The change is driven by a claim that the Ministry of Education relies too heavily on provisional and suspended licences to address non-compliance.
That claim formed the basis of the advice presented to, and accepted by, Cabinet, which was told that the current system penalises services too readily, even for minor breaches.
Yet a decade of data collected by the Office of Early Childhood Education shows no evidence that provisional licences have been used lightly or without clear justification. If anything, the opposite concern sometimes arises.

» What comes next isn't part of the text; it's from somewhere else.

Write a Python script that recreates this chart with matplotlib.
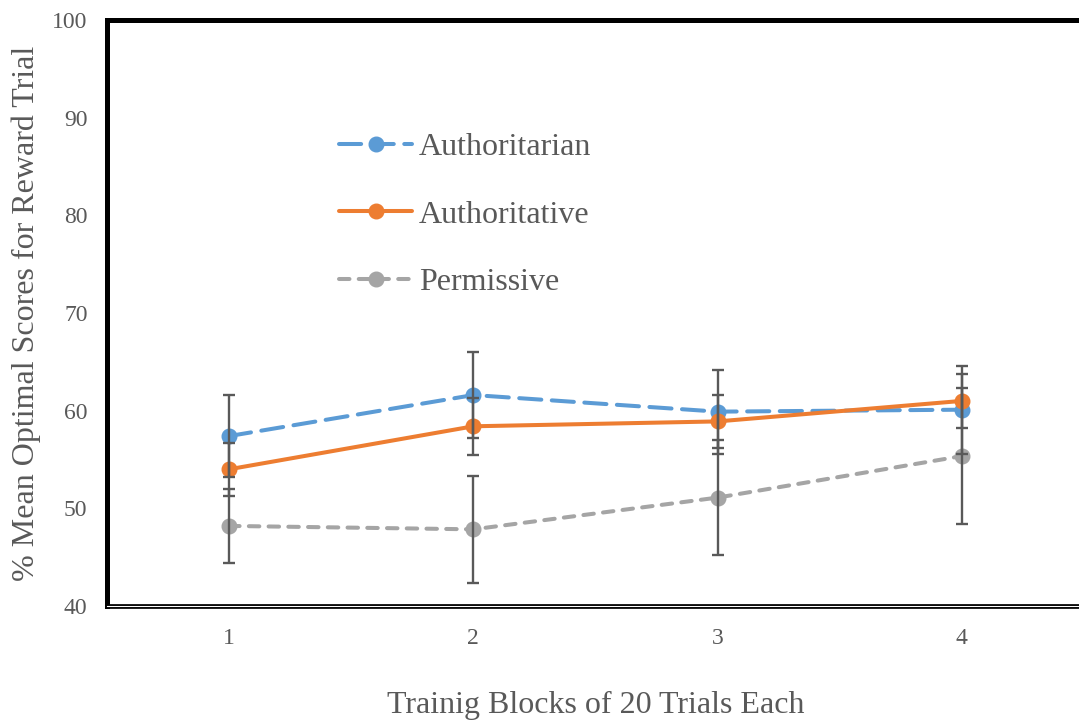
import matplotlib
matplotlib.use("Agg")
import matplotlib.pyplot as plt

blocks = [1, 2, 3, 4]
authoritarian = [57.4, 61.6, 59.9, 60.1]
authoritarian_err = [4.2, 4.4, 4.3, 4.5]
authoritative = [54.0, 58.4, 58.9, 61.0]
authoritative_err = [2.7, 2.9, 2.7, 2.8]
permissive = [48.2, 47.85, 51.1, 55.35]
permissive_err = [3.8, 5.45, 5.9, 6.95]
yticks = [40, 50, 60, 70, 80, 90, 100]

plt.rcParams['font.family'] = ['Liberation Serif', 'DejaVu Serif']
grey_txt = '#595959'

fig = plt.figure(figsize=(10.79, 7.21), dpi=100)
W, H = 1079, 721
left, right, top, bottom = 107, 1084, 20, 606
ax = fig.add_axes([left / W, (H - bottom) / H, (right - left) / W, (bottom - top) / H])

blue, orange, grey = '#5B9BD5', '#ED7D31', '#A5A5A5'
lw = 2.9
ms = 10.5

l1, = ax.plot(blocks, authoritarian, color=blue, lw=lw, marker='o', ms=ms,
              dashes=(5.5, 2.6), dash_capstyle='round', zorder=3, label='Authoritarian')
l2, = ax.plot(blocks, authoritative, color=orange, lw=lw, marker='o', ms=ms,
              solid_capstyle='round', zorder=4, label='Authoritative')
l3, = ax.plot(blocks, permissive, color=grey, lw=lw, marker='o', ms=ms,
              dashes=(2.6, 2.3), dash_capstyle='round', zorder=3, label='Permissive')

for vals, errs in [(authoritarian, authoritarian_err), (authoritative, authoritative_err),
                   (permissive, permissive_err)]:
    ax.errorbar(blocks, vals, yerr=errs, fmt='none', ecolor='#595959', elinewidth=1.7,
                capsize=4.5, capthick=1.7, zorder=6)

ax.set_xlim(0.5, 4.5)
ax.set_ylim(40, 100)
ax.set_xticks(blocks)
ax.set_xticklabels([str(b) for b in blocks])
ax.set_yticks(yticks)
ax.tick_params(length=0, labelsize=17, colors=grey_txt, pad=14)
ax.tick_params(axis='x', pad=16)

for s in ['top', 'left']:
    ax.spines[s].set_linewidth(3.6)
    ax.spines[s].set_color('black')
ax.spines['right'].set_visible(False)
ax.spines['bottom'].set_linewidth(3.4)
ax.spines['bottom'].set_color('black')
ax.axhline(40, color='white', lw=0.8, zorder=10, clip_on=False)

ax.set_ylabel('% Mean Optimal Scores for Reward Trial', fontsize=23, color=grey_txt, labelpad=8)
ax.set_xlabel('Trainig Blocks of 20 Trials Each', fontsize=23, color=grey_txt, labelpad=30)

leg = ax.legend(handles=[l1, l2, l3], loc='upper left', bbox_to_anchor=(0.2374, 0.808),
                frameon=False, fontsize=23, handlelength=2.3, handletextpad=0.2,
                labelspacing=1.2, labelcolor=grey_txt, borderpad=0, borderaxespad=0)

fig.savefig('out.png', dpi=100)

Recent cases in which the Ministry chose not to take licensing action at all include serious health and safety incidents such as:
– children were burned on a water slide due to the use of a corrosive substance and taken to hospital by ambulance
– a child was left alone and locked in the centre’s van for nearly an hour and was only taken out after a parent arriving at the centre heard screaming and saw movement in the van
– a man twice entered a centre’s playground unnoticed, abducting a child on his second attempt and intending to sexually assault her.
Such examples raise a legitimate question: has the regulatory response, at times, been too lenient rather than overly punitive.
To understand the basis for the Ministry for Regulation’s claim of over reliance on provisional licensing, we asked it to provide the evidence underpinning its conclusion.
The material supplied does not substantiate the claim.